Friday, January 17, 2014

One step forward, two steps back

As a parent to a child with SM, there are a lot of emotional highs and lows and the journey always seems to be one step forward, two steps back.  There are days when everything seems to be going great and progress is being made, but while you are riding that wave of success something inevitably will knock you down and it doesn't take too long.  Today was one of those days.

I had given the teachers a notebook to write in after each school day to let me know if Thomas did particularly well in one area or any struggles he had that day.  His doctor recommended this and although I know it's annoying for the teachers, it will be very useful to know what we need to work on.  I feel like it will give me a better sense of what is going on in the classroom, as I really don’t know much.  Thomas talks about school, but he's not going to say "Yes, mom I initiated conversation today" or "I am doing great at interacting with the other children." So after about a week or so, I collect the notebook to read and then return it. 

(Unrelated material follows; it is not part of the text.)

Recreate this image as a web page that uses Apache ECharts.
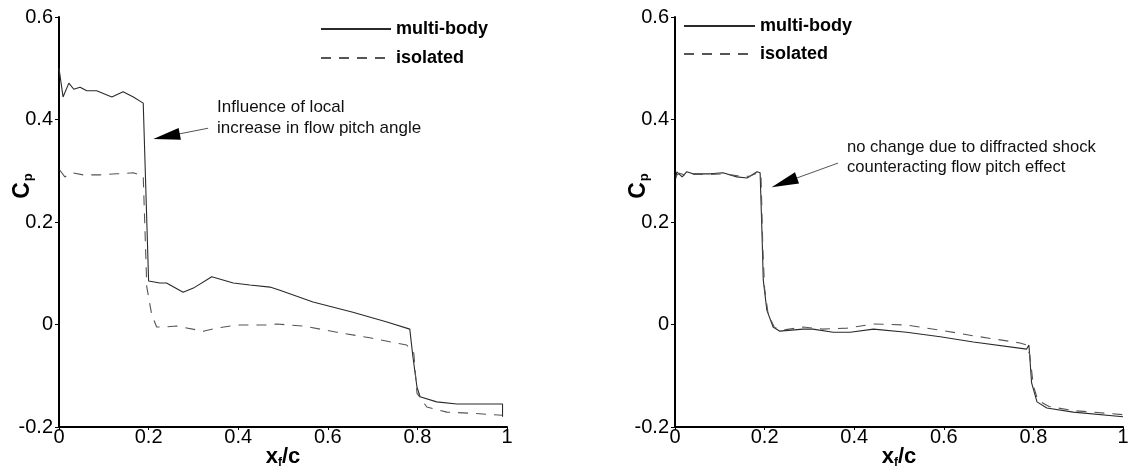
<!DOCTYPE html>
<html>
<head>
<meta charset="utf-8">
<script src="https://cdn.jsdelivr.net/npm/echarts@6/dist/echarts.min.js"></script>
<style>
  html, body { margin: 0; padding: 0; background: #fff; }
  #chart { width: 1128px; height: 472px; }
</style>
</head>
<body>
<div id="chart"></div>
<script>
// left panel: multi-body vs isolated
const leftMultiX = [0, 0.009, 0.022, 0.033, 0.047, 0.062, 0.084, 0.118, 0.143, 0.166, 0.188, 0.191, 0.2, 0.225, 0.24, 0.277, 0.3, 0.341, 0.389, 0.426, 0.471, 0.493, 0.567, 0.656, 0.732, 0.783, 0.79, 0.799, 0.806, 0.843, 0.888, 0.99, 0.99];
const leftMultiY = [0.5, 0.444, 0.471, 0.459, 0.463, 0.456, 0.456, 0.444, 0.454, 0.444, 0.432, 0.43, 0.085, 0.081, 0.081, 0.063, 0.071, 0.093, 0.081, 0.077, 0.073, 0.067, 0.044, 0.024, 0.005, -0.009, -0.063, -0.122, -0.141, -0.151, -0.155, -0.155, -0.18];
const leftIsoX = [0.002, 0.013, 0.029, 0.054, 0.092, 0.129, 0.166, 0.188, 0.196, 0.207, 0.218, 0.233, 0.263, 0.322, 0.352, 0.397, 0.464, 0.486, 0.545, 0.62, 0.694, 0.776, 0.792, 0.799, 0.821, 0.866, 0.917, 0.989];
const leftIsoY = [0.301, 0.288, 0.296, 0.292, 0.292, 0.294, 0.296, 0.29, 0.073, 0.019, -0.005, -0.005, -0.003, -0.013, -0.007, -0.001, -0.001, 0.001, -0.003, -0.015, -0.026, -0.04, -0.056, -0.134, -0.161, -0.171, -0.173, -0.177];

// right panel
const rightMultiX = [0.002, 0.004, 0.016, 0.026, 0.04, 0.078, 0.107, 0.138, 0.161, 0.183, 0.19, 0.194, 0.197, 0.205, 0.219, 0.234, 0.286, 0.308, 0.353, 0.391, 0.443, 0.517, 0.592, 0.666, 0.785, 0.79, 0.796, 0.808, 0.83, 0.889, 1.0];
const rightMultiY = [0.285, 0.298, 0.288, 0.298, 0.294, 0.294, 0.296, 0.288, 0.286, 0.298, 0.296, 0.184, 0.087, 0.028, -0.005, -0.013, -0.009, -0.009, -0.015, -0.015, -0.009, -0.015, -0.024, -0.034, -0.048, -0.04, -0.114, -0.151, -0.163, -0.171, -0.18];
const rightIsoX = [0.002, 0.01, 0.02, 0.04, 0.08, 0.11, 0.14, 0.165, 0.185, 0.192, 0.196, 0.2, 0.208, 0.222, 0.24, 0.286, 0.33, 0.384, 0.443, 0.517, 0.592, 0.666, 0.77, 0.785, 0.792, 0.8, 0.81, 0.835, 0.89, 1.0];
const rightIsoY = [0.29, 0.295, 0.292, 0.293, 0.293, 0.294, 0.29, 0.289, 0.296, 0.29, 0.15, 0.07, 0.02, -0.006, -0.011, -0.005, -0.009, -0.007, 0.001, -0.001, -0.011, -0.022, -0.036, -0.04, -0.06, -0.12, -0.148, -0.16, -0.168, -0.176];

const xTicks = [0, 0.2, 0.4, 0.6, 0.8, 1];
const yTicks = [-0.2, 0, 0.2, 0.4, 0.6];

// annotation arrows, [tail, head centre] in data units
const leftArrow = [[0.333, 0.383], [0.240, 0.367]];
const rightArrow = [[0.364, 0.315], [0.244, 0.277]];
const leftNote = 'Influence of local\nincrease in flow pitch angle';
const rightNote = 'no change due to diffracted shock\ncounteracting flow pitch effect';

const FONT = '"Liberation Sans", Arial, sans-serif';

function pairs(xs, ys) {
  return xs.map((x, i) => [x, ys[i]]);
}

function xAxis(gridIndex) {
  return {
    type: 'value', gridIndex: gridIndex,
    min: xTicks[0], max: xTicks[xTicks.length - 1], interval: 0.2,
    name: '{x|x}{f|f}{x|/c}',
    nameLocation: 'middle', nameGap: 18, nameMoveOverlap: false,
    nameTextStyle: {
      rich: {
        x: { fontFamily: FONT, fontWeight: 'bold', fontSize: 22, color: '#000' },
        f: { fontFamily: FONT, fontWeight: 'bold', fontSize: 12, color: '#000', padding: [12, 0, 0, 0] }
      }
    },
    axisLine: { onZero: false, lineStyle: { color: '#000', width: 2 } },
    axisTick: { show: true, length: 3, lineStyle: { color: '#000', width: 1 } },
    axisLabel: { margin: 0, fontFamily: FONT, fontSize: 20, color: '#000' },
    splitLine: { show: false }
  };
}

function yAxis(gridIndex) {
  return {
    type: 'value', gridIndex: gridIndex,
    min: yTicks[0], max: yTicks[yTicks.length - 1], interval: 0.2,
    name: '{c|C}{p|p}',
    nameLocation: 'middle', nameRotate: 90, nameGap: 24, nameMoveOverlap: false,
    nameTextStyle: {
      padding: [0, 0, 0, 72],
      rich: {
        c: { fontFamily: FONT, fontWeight: 'bold', fontSize: 23, color: '#000' },
        p: { fontFamily: FONT, fontWeight: 'bold', fontSize: 13, color: '#000', padding: [12, 0, 0, 1] }
      }
    },
    axisLine: { onZero: false, lineStyle: { color: '#000', width: 2 } },
    axisTick: { show: true, length: 4, lineStyle: { color: '#000', width: 1 } },
    axisLabel: { margin: 6, fontFamily: FONT, fontSize: 20, color: '#000' },
    splitLine: { show: false }
  };
}

// thin grey shaft plus a short black piece carrying the filled head
function arrow(a) {
  const tail = a[0], head = a[1];
  const near = [head[0] + (tail[0] - head[0]) * 0.1, head[1] + (tail[1] - head[1]) * 0.1];
  return {
    silent: true,
    symbol: 'none',
    label: { show: false },
    lineStyle: { color: '#555', width: 1, type: 'solid' },
    data: [
      [{ coord: tail }, { coord: head }],
      [
        { coord: near, lineStyle: { color: '#000', width: 1, type: 'solid' } },
        { coord: head, symbol: 'triangle', symbolSize: [12, 27] }
      ]
    ]
  };
}

function series(name, gridIdx, data, dashed, note) {
  const s = {
    name: name, type: 'line', xAxisIndex: gridIdx, yAxisIndex: gridIdx,
    data: data, symbol: 'none', smooth: false,
    lineStyle: dashed ? { color: '#555', width: 1.1, type: [10, 8] } : { color: '#2a2a2a', width: 1.1 },
    itemStyle: { color: dashed ? '#555' : '#2a2a2a' }
  };
  if (note) s.markLine = arrow(note);
  return s;
}

const legendBase = {
  orient: 'vertical', itemHeight: 14, selectedMode: false, padding: 0,
  data: ['multi-body', 'isolated'],
  itemStyle: { opacity: 0 },
  textStyle: { fontFamily: FONT, fontWeight: 'bold', fontSize: 18, color: '#000' }
};

const chart = echarts.init(document.getElementById('chart'));
chart.setOption({
  animation: false,
  backgroundColor: '#fff',
  grid: [
    { left: 59, top: 17, width: 448, height: 410, containLabel: false, outerBoundsMode: 'none' },
    { left: 675, top: 17, width: 448, height: 410, containLabel: false, outerBoundsMode: 'none' }
  ],
  xAxis: [xAxis(0), xAxis(1)],
  yAxis: [yAxis(0), yAxis(1)],
  legend: [
    Object.assign({}, legendBase, { left: 320, top: 20, itemWidth: 70, itemGap: 11 }),
    Object.assign({}, legendBase, { left: 683, top: 17, itemWidth: 71, itemGap: 10 })
  ],
  graphic: [
    { type: 'text', left: 217, top: 97, style: { text: leftNote, font: '17px ' + FONT, lineHeight: 21, fill: '#111' } },
    { type: 'text', left: 847, top: 137, style: { text: rightNote, font: '16.6px ' + FONT, lineHeight: 20, fill: '#111' } }
  ],
  series: [
    series('multi-body', 0, pairs(leftMultiX, leftMultiY), false, leftArrow),
    series('isolated', 0, pairs(leftIsoX, leftIsoY), true),
    series('multi-body', 1, pairs(rightMultiX, rightMultiY), false, rightArrow),
    series('isolated', 1, pairs(rightIsoX, rightIsoY), true)
  ]
});
</script>
</body>
</html>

I got it back today and was excited and nervous to read it.  This is what I got from it so far:  Thomas
is talking a little bit in class and participates in a lot, but the teacher said that children are starting to ask why he doesn’t talk.  I am happy with how they dealt with this, but it is so sad that they don’t know the real Thomas.  They also said he stands under the slide when doing some outside activities and refuses to participate in a lot of activities that involve movement.  This just kills me.  I can just picture him standing under the slide all alone wanting to participate but paralyzed with fear.  Thomas loves to be silly and is constantly on the move.  I know he wants to join in, but he just can't.  It makes me sick.  All I want to do is to get him through this.  Children should not have to be paralyzed by this type of anxiety at such a young age.  That is why I am so dedicated to his therapies, because I am determined to make sure that he does not live like this forever.

We start OT next Thursday on a regular basis, so I am very interested to see what they have to say about his sensory defensiveness.  Although we may get knocked down, we'll continue to get up and try again and again and again.